**Task directions**
Transcribe the whole listing below without changing a word, but leave out every image.
# # # # #
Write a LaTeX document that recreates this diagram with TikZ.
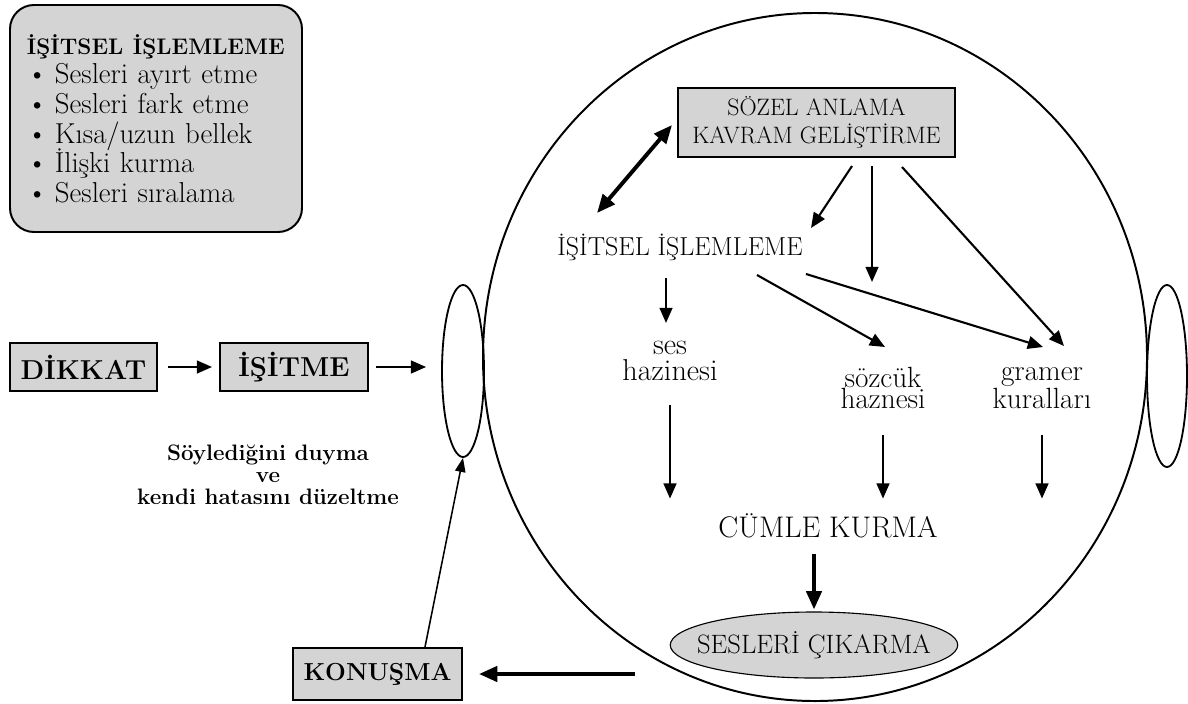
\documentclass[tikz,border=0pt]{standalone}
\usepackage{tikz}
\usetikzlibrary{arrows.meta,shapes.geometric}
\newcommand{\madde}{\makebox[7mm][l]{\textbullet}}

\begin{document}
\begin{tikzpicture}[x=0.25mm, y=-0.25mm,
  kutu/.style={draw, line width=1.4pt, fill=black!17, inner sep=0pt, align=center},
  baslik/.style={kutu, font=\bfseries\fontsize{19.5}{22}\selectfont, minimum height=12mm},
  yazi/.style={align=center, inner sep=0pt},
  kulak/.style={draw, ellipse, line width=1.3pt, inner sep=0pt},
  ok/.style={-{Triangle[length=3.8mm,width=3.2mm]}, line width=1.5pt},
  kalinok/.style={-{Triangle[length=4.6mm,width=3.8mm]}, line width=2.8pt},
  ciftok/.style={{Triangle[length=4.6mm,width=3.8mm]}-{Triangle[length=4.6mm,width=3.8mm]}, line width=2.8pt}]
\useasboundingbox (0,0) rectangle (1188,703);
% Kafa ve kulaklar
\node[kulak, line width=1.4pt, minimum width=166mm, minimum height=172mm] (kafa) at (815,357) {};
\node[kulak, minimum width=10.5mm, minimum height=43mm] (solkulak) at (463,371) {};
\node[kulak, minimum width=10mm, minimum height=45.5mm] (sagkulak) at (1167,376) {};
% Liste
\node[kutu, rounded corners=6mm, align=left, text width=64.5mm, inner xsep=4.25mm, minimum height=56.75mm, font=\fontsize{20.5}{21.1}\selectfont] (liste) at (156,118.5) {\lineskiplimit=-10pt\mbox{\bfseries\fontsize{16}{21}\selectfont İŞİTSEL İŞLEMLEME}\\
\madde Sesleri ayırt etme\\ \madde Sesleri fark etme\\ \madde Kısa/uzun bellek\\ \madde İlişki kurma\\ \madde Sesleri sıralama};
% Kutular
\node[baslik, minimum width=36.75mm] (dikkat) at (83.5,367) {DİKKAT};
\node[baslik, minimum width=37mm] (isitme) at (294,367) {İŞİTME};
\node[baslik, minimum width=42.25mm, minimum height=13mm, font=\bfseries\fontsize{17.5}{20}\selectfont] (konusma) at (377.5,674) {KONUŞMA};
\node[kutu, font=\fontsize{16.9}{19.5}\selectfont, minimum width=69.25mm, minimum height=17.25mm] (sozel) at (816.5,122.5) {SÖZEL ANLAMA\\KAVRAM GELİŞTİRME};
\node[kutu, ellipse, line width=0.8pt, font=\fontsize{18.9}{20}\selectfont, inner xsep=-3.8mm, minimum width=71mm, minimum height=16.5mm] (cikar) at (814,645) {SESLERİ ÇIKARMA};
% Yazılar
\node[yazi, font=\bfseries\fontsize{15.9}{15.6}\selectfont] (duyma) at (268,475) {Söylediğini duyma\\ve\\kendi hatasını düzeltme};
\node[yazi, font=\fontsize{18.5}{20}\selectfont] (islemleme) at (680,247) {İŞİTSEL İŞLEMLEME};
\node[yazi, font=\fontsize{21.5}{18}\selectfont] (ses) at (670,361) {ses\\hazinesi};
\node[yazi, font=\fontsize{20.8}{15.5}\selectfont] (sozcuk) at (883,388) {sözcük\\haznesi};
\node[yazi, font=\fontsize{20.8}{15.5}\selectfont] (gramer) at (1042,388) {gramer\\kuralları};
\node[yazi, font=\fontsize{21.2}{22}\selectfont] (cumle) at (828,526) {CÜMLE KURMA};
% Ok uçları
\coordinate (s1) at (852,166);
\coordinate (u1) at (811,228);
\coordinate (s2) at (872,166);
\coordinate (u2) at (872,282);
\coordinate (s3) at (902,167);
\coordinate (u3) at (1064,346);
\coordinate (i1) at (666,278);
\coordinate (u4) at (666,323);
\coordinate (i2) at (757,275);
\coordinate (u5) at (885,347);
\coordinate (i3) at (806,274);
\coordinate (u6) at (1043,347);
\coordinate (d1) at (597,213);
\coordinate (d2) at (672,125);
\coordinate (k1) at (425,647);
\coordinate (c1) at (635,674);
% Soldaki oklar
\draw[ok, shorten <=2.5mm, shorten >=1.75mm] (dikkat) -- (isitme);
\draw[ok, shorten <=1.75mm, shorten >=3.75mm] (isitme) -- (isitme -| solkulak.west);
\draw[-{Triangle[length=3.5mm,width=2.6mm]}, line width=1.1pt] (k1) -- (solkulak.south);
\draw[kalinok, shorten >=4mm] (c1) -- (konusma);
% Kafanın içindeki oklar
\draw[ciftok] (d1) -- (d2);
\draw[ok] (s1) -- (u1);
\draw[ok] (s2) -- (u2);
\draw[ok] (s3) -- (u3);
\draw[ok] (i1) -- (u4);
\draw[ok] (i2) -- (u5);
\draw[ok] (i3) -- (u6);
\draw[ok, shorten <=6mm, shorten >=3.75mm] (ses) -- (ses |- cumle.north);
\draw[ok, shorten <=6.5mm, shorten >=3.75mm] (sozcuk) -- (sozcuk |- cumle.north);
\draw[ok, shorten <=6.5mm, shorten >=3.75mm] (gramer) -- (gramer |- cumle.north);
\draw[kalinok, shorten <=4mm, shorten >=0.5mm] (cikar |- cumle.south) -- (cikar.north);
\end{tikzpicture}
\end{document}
# # # # #
**Full answer**
Write a LaTeX document that recreates this diagram with TikZ.
\documentclass[tikz,border=0pt]{standalone}
\usepackage{tikz}
\usetikzlibrary{arrows.meta,shapes.geometric}
\newcommand{\madde}{\makebox[7mm][l]{\textbullet}}

\begin{document}
\begin{tikzpicture}[x=0.25mm, y=-0.25mm,
  kutu/.style={draw, line width=1.4pt, fill=black!17, inner sep=0pt, align=center},
  baslik/.style={kutu, font=\bfseries\fontsize{19.5}{22}\selectfont, minimum height=12mm},
  yazi/.style={align=center, inner sep=0pt},
  kulak/.style={draw, ellipse, line width=1.3pt, inner sep=0pt},
  ok/.style={-{Triangle[length=3.8mm,width=3.2mm]}, line width=1.5pt},
  kalinok/.style={-{Triangle[length=4.6mm,width=3.8mm]}, line width=2.8pt},
  ciftok/.style={{Triangle[length=4.6mm,width=3.8mm]}-{Triangle[length=4.6mm,width=3.8mm]}, line width=2.8pt}]
\useasboundingbox (0,0) rectangle (1188,703);
% Kafa ve kulaklar
\node[kulak, line width=1.4pt, minimum width=166mm, minimum height=172mm] (kafa) at (815,357) {};
\node[kulak, minimum width=10.5mm, minimum height=43mm] (solkulak) at (463,371) {};
\node[kulak, minimum width=10mm, minimum height=45.5mm] (sagkulak) at (1167,376) {};
% Liste
\node[kutu, rounded corners=6mm, align=left, text width=64.5mm, inner xsep=4.25mm, minimum height=56.75mm, font=\fontsize{20.5}{21.1}\selectfont] (liste) at (156,118.5) {\lineskiplimit=-10pt\mbox{\bfseries\fontsize{16}{21}\selectfont İŞİTSEL İŞLEMLEME}\\
\madde Sesleri ayırt etme\\ \madde Sesleri fark etme\\ \madde Kısa/uzun bellek\\ \madde İlişki kurma\\ \madde Sesleri sıralama};
% Kutular
\node[baslik, minimum width=36.75mm] (dikkat) at (83.5,367) {DİKKAT};
\node[baslik, minimum width=37mm] (isitme) at (294,367) {İŞİTME};
\node[baslik, minimum width=42.25mm, minimum height=13mm, font=\bfseries\fontsize{17.5}{20}\selectfont] (konusma) at (377.5,674) {KONUŞMA};
\node[kutu, font=\fontsize{16.9}{19.5}\selectfont, minimum width=69.25mm, minimum height=17.25mm] (sozel) at (816.5,122.5) {SÖZEL ANLAMA\\KAVRAM GELİŞTİRME};
\node[kutu, ellipse, line width=0.8pt, font=\fontsize{18.9}{20}\selectfont, inner xsep=-3.8mm, minimum width=71mm, minimum height=16.5mm] (cikar) at (814,645) {SESLERİ ÇIKARMA};
% Yazılar
\node[yazi, font=\bfseries\fontsize{15.9}{15.6}\selectfont] (duyma) at (268,475) {Söylediğini duyma\\ve\\kendi hatasını düzeltme};
\node[yazi, font=\fontsize{18.5}{20}\selectfont] (islemleme) at (680,247) {İŞİTSEL İŞLEMLEME};
\node[yazi, font=\fontsize{21.5}{18}\selectfont] (ses) at (670,361) {ses\\hazinesi};
\node[yazi, font=\fontsize{20.8}{15.5}\selectfont] (sozcuk) at (883,388) {sözcük\\haznesi};
\node[yazi, font=\fontsize{20.8}{15.5}\selectfont] (gramer) at (1042,388) {gramer\\kuralları};
\node[yazi, font=\fontsize{21.2}{22}\selectfont] (cumle) at (828,526) {CÜMLE KURMA};
% Ok uçları
\coordinate (s1) at (852,166);
\coordinate (u1) at (811,228);
\coordinate (s2) at (872,166);
\coordinate (u2) at (872,282);
\coordinate (s3) at (902,167);
\coordinate (u3) at (1064,346);
\coordinate (i1) at (666,278);
\coordinate (u4) at (666,323);
\coordinate (i2) at (757,275);
\coordinate (u5) at (885,347);
\coordinate (i3) at (806,274);
\coordinate (u6) at (1043,347);
\coordinate (d1) at (597,213);
\coordinate (d2) at (672,125);
\coordinate (k1) at (425,647);
\coordinate (c1) at (635,674);
% Soldaki oklar
\draw[ok, shorten <=2.5mm, shorten >=1.75mm] (dikkat) -- (isitme);
\draw[ok, shorten <=1.75mm, shorten >=3.75mm] (isitme) -- (isitme -| solkulak.west);
\draw[-{Triangle[length=3.5mm,width=2.6mm]}, line width=1.1pt] (k1) -- (solkulak.south);
\draw[kalinok, shorten >=4mm] (c1) -- (konusma);
% Kafanın içindeki oklar
\draw[ciftok] (d1) -- (d2);
\draw[ok] (s1) -- (u1);
\draw[ok] (s2) -- (u2);
\draw[ok] (s3) -- (u3);
\draw[ok] (i1) -- (u4);
\draw[ok] (i2) -- (u5);
\draw[ok] (i3) -- (u6);
\draw[ok, shorten <=6mm, shorten >=3.75mm] (ses) -- (ses |- cumle.north);
\draw[ok, shorten <=6.5mm, shorten >=3.75mm] (sozcuk) -- (sozcuk |- cumle.north);
\draw[ok, shorten <=6.5mm, shorten >=3.75mm] (gramer) -- (gramer |- cumle.north);
\draw[kalinok, shorten <=4mm, shorten >=0.5mm] (cikar |- cumle.south) -- (cikar.north);
\end{tikzpicture}
\end{document}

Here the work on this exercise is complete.